In all, the festival is presenting 56 feature films; 18 in Competition. There are a total of 46 world premières in the combined sections, a new record, and nine are first films, twice that of last year. The number of films submitted is a staggering 3562 (feature and short) up from 2498 last year. 

Quentin Tarantino, President
Emmanuelle BEART (Actress - France)
Edwidge DANTICAT (Writer - United States)
Tilda SWINTON (Actress - United Kingdom)
Kathleen TURNER (Actress - United States)
Benoît POELVOORDE (Actor, scriptwriter - Belgium)
Jerry SCHATZBERG (Director - United States)
Hark TSUI (Director - Hong Kong)
Peter VON BAGH (Film Critic - Finland

Actresses: Charlize Theron, Agnès Jaoui, Ashley Judd, Maggie Cheung, Emily Watson, Sophie Marceau, Zhang Yiyi, Leonor Watling, Cameron Diaz, Jeanne Balibar, Gong Li, Isild le Bescot, Michelle Williams, Penelope Cruz, Emmanuelle Devos, Naomi Watts, Uma Thurman, Diane Kruger, Beatrice Dalle. 

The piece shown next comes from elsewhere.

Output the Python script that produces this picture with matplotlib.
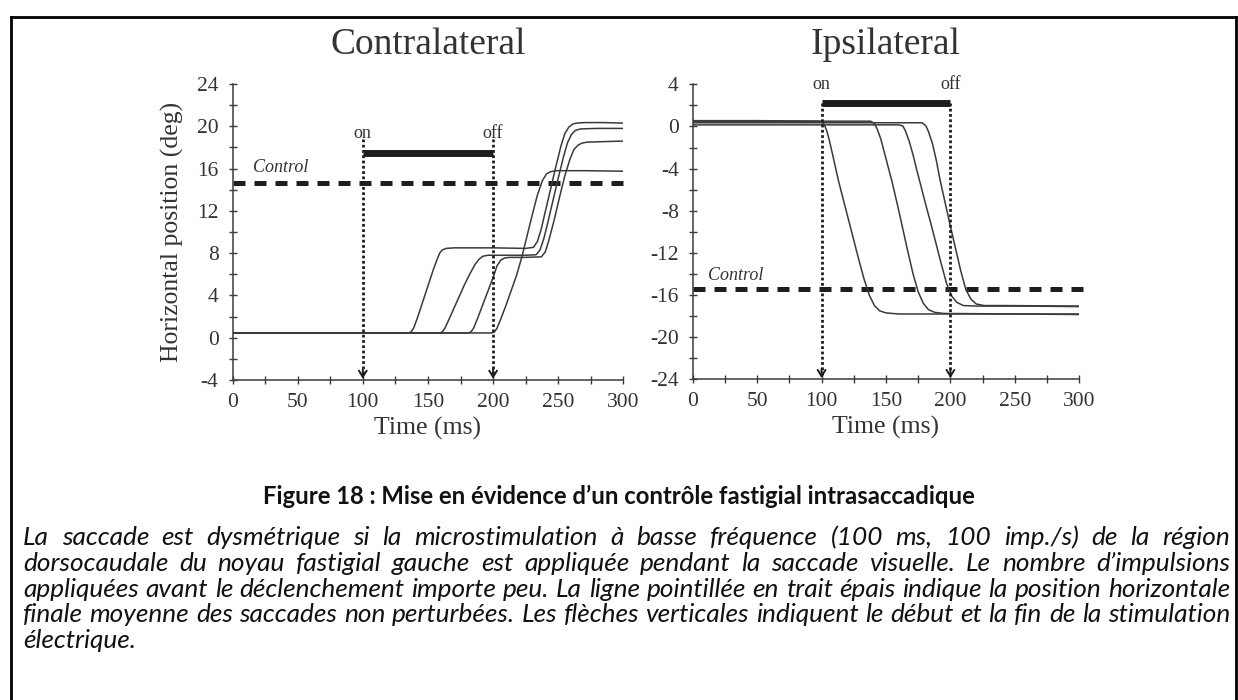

Actors: Brad Pitt, Tom Hanks & Eddie Murphy making their first appearances on the Croisette, Sean Penn, Alain Chabat, Toni Servillo, Kevin Kline, Gael Garcia Bernal, Tony Leung, Jean-Pierre Bacri, Sergio Castelllito, Nick Nolte, Geoffrey Rush, Nicolas Duvauchelle, Vincent Perez, John Leguizamo.

But there is more to Cannes than the Competition (features and shorts). There is Un Certain Regard (showing the distinctive work of filmmakers – see re Australia’s Somersault below), notable Out of Competition presentations and Critics Week (seven new films chosen by a panel of international film critics).

Among the highlights this year: Jean-Luc Godard's new film, Notre Musique, will be screened in Out of Competition. Godard, now 73 but already working on his next film, Paris, je t’aime, is one of the celebrated filmmakers of the Nouvelle Vague of the 50s and 60s; he can expect a surprise at the screening (no, we can’t divulge, but may report on it later). 

Also Out of Competition, Wolfgang Petersen’s Troy, Quentin Tarantino’s Kill Bill Vol. 2 and Zack Snyder’s Dawn of the Dead.

And then of course, there is the Marché, a massive marketplace taking place at the same time, where distribution rights to over 500 films are traded across language territories. 

As if this wasn’t enough, some studios/distributors even promote films that have nothing to do with the event, simply taking advantage of having the world’s film media in one town. The secret is to be heard amidst all the shouting. (And to getting invited to the best parties.)

Well, there’s Geoffrey Rush starring in Stephen Hopkins’ The Life and Death of Peter Sellers, in Competition … and Cate Shortland’s debut feature, Somersault, produced by Anthony Anderson, has been selected for Un Certain Regard. Described as a visually haunting story of a young girl's self discovery set at the foot of the Australian ski fields, the film is also elgible for the Camera d’Or. Somersault features Abbie Cornish as the young protagonist, along with Sam Worthington, Lynette Curran and Erik Thomson, and the striking landscape of Jindabyne in southern NSW in winter.

"Australian films have a proud history at the Cannes Film Festival, most recently last year with the selection of the critically acclaimed Japanese Story in Un Certain Regard and the Palm d’Or win by the short film Cracker Bag," said Carole Sklan, Director, Film Development of the Australian Film Commission. "The selection of Somersault is great news and the AFC is particularly pleased to have supported the development of Cate Shortland and Anthony Anderson¹s careers by funding a number of their short films as well as assisting the development of Somersault."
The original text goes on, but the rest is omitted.